Records with drawing code
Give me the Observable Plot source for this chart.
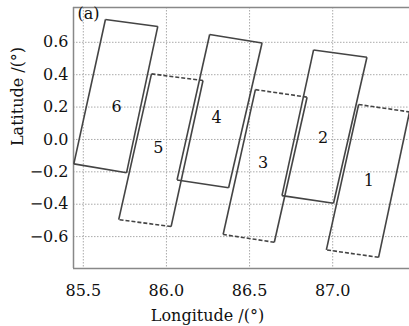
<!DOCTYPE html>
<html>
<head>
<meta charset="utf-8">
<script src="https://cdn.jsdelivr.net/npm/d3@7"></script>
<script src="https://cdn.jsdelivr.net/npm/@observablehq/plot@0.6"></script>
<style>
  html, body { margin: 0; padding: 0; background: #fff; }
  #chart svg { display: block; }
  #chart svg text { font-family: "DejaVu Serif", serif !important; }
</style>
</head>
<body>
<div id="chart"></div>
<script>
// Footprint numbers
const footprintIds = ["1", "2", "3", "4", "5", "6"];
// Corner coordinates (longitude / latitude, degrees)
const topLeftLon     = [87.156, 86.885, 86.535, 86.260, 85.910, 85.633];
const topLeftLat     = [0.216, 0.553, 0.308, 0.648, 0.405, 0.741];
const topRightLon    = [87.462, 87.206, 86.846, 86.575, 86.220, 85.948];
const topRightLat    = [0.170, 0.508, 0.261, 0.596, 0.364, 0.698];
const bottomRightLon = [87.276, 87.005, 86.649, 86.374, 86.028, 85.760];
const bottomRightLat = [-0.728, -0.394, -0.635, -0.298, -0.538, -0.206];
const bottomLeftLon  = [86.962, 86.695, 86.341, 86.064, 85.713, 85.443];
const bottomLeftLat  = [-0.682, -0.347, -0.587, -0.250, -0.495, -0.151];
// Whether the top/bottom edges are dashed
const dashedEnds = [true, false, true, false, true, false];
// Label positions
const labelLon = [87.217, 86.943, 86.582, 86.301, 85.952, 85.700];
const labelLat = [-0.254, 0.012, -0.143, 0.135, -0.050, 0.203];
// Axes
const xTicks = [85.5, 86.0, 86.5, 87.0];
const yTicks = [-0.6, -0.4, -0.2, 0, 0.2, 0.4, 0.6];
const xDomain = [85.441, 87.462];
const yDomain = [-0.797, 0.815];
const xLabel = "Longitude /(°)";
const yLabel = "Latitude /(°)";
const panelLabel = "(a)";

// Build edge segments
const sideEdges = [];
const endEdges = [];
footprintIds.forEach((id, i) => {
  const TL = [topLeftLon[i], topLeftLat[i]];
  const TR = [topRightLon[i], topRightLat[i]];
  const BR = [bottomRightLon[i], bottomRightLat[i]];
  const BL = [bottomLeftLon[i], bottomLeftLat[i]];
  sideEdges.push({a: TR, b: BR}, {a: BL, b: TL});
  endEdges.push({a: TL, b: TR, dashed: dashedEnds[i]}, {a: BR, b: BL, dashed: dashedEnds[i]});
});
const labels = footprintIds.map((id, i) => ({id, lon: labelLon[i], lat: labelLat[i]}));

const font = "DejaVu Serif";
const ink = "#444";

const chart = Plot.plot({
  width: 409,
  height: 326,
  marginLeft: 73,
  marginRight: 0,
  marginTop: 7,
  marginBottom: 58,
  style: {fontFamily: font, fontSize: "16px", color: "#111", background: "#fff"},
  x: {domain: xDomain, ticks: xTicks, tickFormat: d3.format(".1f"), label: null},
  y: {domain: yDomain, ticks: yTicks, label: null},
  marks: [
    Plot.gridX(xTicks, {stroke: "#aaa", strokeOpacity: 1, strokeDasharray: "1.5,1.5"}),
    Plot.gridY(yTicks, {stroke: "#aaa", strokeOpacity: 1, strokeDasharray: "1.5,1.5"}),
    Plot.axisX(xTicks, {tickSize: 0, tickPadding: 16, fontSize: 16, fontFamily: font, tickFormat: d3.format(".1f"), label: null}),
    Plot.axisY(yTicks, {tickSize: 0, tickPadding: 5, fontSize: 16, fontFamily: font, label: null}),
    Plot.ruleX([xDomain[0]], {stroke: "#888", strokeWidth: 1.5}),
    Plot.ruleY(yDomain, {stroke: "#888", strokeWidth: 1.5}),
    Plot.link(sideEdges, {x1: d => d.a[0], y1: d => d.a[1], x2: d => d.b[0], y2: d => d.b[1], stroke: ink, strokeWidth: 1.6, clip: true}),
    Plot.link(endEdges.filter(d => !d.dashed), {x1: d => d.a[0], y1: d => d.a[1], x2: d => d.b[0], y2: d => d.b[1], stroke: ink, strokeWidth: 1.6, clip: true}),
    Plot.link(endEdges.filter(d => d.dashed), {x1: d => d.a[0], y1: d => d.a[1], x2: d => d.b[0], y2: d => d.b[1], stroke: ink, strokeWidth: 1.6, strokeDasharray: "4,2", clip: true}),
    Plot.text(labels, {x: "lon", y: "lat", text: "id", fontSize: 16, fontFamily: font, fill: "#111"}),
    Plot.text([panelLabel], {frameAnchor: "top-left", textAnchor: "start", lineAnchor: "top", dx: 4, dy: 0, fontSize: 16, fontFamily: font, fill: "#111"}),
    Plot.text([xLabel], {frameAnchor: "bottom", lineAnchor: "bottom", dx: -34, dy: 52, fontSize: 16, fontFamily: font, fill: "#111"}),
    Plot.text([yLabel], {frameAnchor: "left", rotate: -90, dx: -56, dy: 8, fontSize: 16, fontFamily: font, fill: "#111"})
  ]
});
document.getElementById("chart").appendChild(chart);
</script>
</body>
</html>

...

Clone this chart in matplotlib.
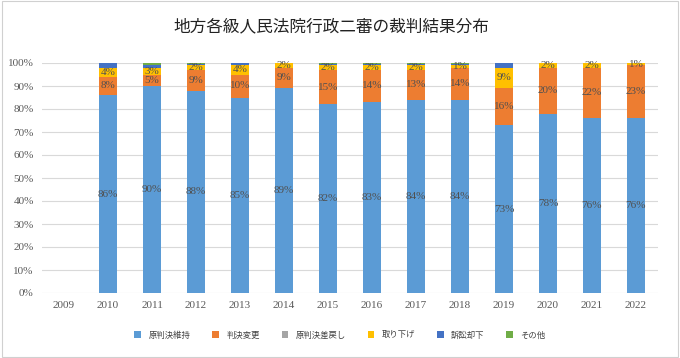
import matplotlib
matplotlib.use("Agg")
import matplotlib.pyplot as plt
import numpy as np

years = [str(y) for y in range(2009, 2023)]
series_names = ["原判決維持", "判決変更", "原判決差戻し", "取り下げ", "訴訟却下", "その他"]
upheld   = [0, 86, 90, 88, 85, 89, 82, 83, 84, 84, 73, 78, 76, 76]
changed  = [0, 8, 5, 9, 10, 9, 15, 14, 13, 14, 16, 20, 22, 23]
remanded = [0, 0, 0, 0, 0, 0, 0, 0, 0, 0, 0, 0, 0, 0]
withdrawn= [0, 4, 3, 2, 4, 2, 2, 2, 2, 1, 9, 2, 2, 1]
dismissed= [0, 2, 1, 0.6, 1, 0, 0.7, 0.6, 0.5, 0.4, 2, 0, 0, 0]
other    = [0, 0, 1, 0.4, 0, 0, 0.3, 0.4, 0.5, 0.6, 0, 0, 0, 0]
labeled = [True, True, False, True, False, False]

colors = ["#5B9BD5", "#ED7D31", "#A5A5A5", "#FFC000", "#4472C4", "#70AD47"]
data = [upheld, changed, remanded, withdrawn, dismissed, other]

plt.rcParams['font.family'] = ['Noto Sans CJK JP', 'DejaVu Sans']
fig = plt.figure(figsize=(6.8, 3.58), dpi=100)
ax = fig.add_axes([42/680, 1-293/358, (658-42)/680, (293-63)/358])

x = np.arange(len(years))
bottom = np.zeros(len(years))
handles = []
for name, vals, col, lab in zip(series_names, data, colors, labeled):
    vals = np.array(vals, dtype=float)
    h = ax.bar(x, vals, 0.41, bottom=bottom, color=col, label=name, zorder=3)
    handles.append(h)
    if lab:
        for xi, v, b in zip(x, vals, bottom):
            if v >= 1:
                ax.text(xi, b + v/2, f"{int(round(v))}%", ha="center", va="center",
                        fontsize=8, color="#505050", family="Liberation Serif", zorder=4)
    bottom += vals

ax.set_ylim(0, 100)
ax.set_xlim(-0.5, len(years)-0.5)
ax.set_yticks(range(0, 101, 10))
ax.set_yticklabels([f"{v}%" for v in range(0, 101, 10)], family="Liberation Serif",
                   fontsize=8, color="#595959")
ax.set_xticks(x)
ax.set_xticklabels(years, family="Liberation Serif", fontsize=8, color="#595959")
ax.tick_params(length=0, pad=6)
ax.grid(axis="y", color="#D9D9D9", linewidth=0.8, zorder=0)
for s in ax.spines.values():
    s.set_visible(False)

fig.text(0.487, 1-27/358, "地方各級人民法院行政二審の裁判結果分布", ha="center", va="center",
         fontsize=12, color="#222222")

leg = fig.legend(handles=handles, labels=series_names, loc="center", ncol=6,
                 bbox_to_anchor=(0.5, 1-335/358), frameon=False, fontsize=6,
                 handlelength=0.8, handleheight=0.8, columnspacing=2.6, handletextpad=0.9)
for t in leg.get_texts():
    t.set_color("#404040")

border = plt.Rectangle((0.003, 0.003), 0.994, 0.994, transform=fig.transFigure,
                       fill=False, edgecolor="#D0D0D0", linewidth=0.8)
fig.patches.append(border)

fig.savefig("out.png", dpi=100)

==

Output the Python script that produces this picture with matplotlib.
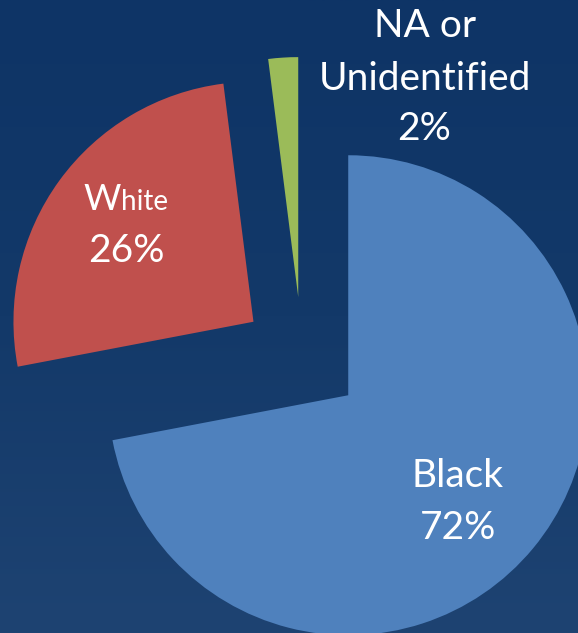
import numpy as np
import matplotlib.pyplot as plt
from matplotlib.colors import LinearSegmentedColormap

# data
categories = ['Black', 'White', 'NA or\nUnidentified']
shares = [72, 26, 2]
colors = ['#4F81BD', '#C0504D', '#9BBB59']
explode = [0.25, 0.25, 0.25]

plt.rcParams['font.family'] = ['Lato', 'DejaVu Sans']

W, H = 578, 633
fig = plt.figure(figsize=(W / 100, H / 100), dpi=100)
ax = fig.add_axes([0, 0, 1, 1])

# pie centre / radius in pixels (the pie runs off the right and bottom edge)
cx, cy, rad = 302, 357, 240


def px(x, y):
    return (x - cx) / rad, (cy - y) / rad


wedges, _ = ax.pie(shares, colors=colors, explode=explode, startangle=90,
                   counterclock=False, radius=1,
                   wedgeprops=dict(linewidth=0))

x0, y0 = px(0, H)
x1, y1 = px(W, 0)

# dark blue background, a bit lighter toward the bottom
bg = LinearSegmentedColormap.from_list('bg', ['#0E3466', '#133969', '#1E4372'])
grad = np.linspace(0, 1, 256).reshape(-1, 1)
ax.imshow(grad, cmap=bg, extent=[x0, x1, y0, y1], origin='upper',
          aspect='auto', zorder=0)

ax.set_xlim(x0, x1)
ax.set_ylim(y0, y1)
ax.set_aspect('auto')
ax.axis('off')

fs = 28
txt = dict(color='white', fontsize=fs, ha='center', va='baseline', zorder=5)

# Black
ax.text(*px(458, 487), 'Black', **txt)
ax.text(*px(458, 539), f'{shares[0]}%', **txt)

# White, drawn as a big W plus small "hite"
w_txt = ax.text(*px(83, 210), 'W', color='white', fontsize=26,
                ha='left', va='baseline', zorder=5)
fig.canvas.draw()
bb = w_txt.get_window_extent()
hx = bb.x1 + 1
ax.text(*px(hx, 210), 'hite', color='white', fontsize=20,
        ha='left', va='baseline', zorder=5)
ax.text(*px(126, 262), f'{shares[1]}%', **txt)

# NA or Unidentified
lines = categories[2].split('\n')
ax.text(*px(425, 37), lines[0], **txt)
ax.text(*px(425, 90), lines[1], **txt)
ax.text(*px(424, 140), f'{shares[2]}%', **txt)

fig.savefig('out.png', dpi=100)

**Task prompt:** In the listing above, find the line containing "Output the Python" and the line containing "from matplotlib.colors import", then write out both of them and every line between, exactly, with no pictures.

**Worked answer:**
Output the Python script that produces this picture with matplotlib.
import numpy as np
import matplotlib.pyplot as plt
from matplotlib.colors import LinearSegmentedColormap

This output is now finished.